39 and something is still kicking me

Wait, that was Nathan this morning in my bed. He tends to sleep sideways thinking that our bed is big enough for him to sprawl out. And right now he is right, as long as he stays on his side of the bed. Well, I thought after scaring everyone with my last post about my struggles, I would write about what God has done in my life this past year. Hold on, this might be long...

1. He has shown me that I take on too much. I don't mean projects or events. What I mean is that I usually carry the burden of making ministry happen. Through a few friends named Paul, Vance, Mac and Aaron, God began to show me that it is not my job to grow the church or ministry but to stay connected to Him and allow His life to live through me. So many times I get overwhelmed at what I think needs to happen and I begin to carry the burden of making those things happen. But that's not what God has asked of me (or you). He asks me to stay connected to Jesus and allow the life of the vine to give me the bearing of fruit (John 15:5)

2. My identity is not who I make myself to be (or what others think about me) but what Christ has secured for me on the cross and in His grace created me through the life He lives through me. Most of you know I really do care about what people think about me (although I say I don't) and for years this has sent me spirally down a long trail of depression, anxiety and pain. I usually do something stupid through that pain and find myself thinking God hates me or won't use me anymore (the next point). However, through studying Colossians and Ephesians (and the rest of the N.T.) I am finding out that God has not only given me freedom from sin but also a new life and name (thanks Brent G.) God doesn't see me as the old wicked self but as His child and an heir to His kingdom. Through Christ's work on the cross which began His life in me, I am new, completely new (2 Corinthians 5:17)

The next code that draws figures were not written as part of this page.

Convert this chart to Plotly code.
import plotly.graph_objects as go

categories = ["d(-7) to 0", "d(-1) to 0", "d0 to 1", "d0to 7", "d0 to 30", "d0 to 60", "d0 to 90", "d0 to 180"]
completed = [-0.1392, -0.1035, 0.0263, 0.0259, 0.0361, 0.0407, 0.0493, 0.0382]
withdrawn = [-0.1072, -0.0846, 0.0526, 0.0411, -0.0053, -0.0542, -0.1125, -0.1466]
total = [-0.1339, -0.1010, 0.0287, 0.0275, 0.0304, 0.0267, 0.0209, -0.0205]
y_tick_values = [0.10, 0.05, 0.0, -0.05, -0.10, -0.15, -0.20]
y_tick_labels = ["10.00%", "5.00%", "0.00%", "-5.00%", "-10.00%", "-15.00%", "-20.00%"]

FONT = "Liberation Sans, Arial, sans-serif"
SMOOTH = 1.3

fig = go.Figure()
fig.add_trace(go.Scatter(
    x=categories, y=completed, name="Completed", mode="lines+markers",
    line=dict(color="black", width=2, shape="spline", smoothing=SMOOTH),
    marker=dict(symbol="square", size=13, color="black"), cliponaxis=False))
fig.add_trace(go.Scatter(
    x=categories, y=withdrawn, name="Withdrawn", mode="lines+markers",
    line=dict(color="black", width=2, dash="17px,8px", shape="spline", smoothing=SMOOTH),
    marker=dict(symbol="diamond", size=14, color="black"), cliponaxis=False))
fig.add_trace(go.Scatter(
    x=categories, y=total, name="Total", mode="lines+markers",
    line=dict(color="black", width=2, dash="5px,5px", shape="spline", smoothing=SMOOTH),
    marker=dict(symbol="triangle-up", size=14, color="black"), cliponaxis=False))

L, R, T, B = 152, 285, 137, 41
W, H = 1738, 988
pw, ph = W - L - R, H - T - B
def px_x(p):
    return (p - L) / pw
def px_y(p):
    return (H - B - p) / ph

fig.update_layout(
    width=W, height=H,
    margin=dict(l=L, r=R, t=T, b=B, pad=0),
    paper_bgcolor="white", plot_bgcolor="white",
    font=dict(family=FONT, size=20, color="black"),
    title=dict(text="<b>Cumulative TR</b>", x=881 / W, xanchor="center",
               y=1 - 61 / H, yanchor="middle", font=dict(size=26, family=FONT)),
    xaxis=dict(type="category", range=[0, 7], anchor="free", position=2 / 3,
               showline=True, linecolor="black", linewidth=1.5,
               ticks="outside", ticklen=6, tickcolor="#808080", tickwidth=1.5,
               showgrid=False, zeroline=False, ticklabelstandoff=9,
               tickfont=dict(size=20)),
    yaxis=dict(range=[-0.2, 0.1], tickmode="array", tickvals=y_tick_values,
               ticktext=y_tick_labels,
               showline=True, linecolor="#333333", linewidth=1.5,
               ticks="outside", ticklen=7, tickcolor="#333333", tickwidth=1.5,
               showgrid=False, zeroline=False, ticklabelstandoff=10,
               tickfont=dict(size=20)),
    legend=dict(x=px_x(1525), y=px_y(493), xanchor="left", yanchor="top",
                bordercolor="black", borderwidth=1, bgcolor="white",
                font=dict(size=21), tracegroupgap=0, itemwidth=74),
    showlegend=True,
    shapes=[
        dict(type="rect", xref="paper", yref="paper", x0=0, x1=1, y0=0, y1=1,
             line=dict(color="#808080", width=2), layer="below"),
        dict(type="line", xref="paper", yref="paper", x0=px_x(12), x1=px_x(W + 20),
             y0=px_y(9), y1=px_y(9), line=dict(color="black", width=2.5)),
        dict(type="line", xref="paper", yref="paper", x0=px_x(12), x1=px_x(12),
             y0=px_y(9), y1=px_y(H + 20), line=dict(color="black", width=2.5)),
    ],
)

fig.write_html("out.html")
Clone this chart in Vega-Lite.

3. When I sin, I turn my back on God while He graciously returns me to His face (Isaiah 29:13-14). He is wonderful to me when I am not wonderful to Him. My sin doesn't end the relationship (Romans 8). My sin now causes my face to turn from Him and my ears not to hear Him. Before Christ that last sentence was flipped (Isaiah 59:2). I will never suffer the condemnation of my God, but that doesn't mean He doesn't punish my sin. He does correct me, but that spanking is out of love not eternal hate. When I sin, I turn my back on God, but He doesn't turn His back on me.

4. That ministry is not my calling but what comes out of my calling (Galatians 2:20). For years, I have allowed being in ministry to dictate how I acted. Although a good thought, I have allowed thoughts about how a pastor is suppose to act get in the way of real life and allowing God to live through me. Vance once told me that "ministry is the overflow of intimacy". Paul has told me many times to trust what God is doing in me and that God would live through me out of that work. But many times I go back to struggling with point #1 and think that if I don't act or do certain things then our church is not going to grow. Can I tell you that no matter what you do, your church or ministry will not grow unless God does the growing! And He can do that without you or your obedience (this is not an excuse not to obey).

5. God grows things, I don't. I remember times when people would come up to me and pat me on the back for growing a ministry. Boy, how foolish I was to take those pats. I haven't grown one thing in my life. In fact, when done in my personal wisdom and strength (apart from staying connected to Christ), things seem to fall apart in front of me. Now, not everything fell apart, but I was miserable many times during God's growing things around me despite of what I did (1 Corinthians 3:6-7). My job is to stay connected to His life and allow His life to bring growth! Yeah there are times He asks me to water, to spread seed and even to harvest, but He is the one who grows it!

6. Finally and most important, my calling in this life is INTIMACY with God. It is the reason He saved me and it is His desire in me. God wants His Son to live His life through me. My life is to be a journey of intimacy with Jesus. This is all of our primary callings. We were saved for relationship and that relationship is with Christ (John 17:3). Adam messed this up but Jesus returned us back to the Father through His death, burial and resurrection on the cross. God saved me from Himself. God did not save me to start a church or to be a father, He saved me to be with Him for eternity. Now, while being intimate with Him, He leads me to the areas He wants me to live in, such as being a pastor or father or better a husband to an awesome wife. But this is not my primary calling, that is reserved in being with Him for eternity.

There are other things I have learned this year like: relearning how to surf, pidgin english, intentional relationships or how to enjoy Hawaiian food again, but those are things that I'll keep from boring you with.

Thanks for being my friends and praying for us. If you don't have an eternal relationship with Christ, you are in big trouble. Know that your eternity rests on what you do with Jesus. Follow Him, He is worth every good thing and every struggle you will have!

Peace out ya'll, there is a 6 foot swell coming into the south shore tomorrow with my name on it and I'm gonna surf it (or get beat up by it). Please God, keep the sharks away!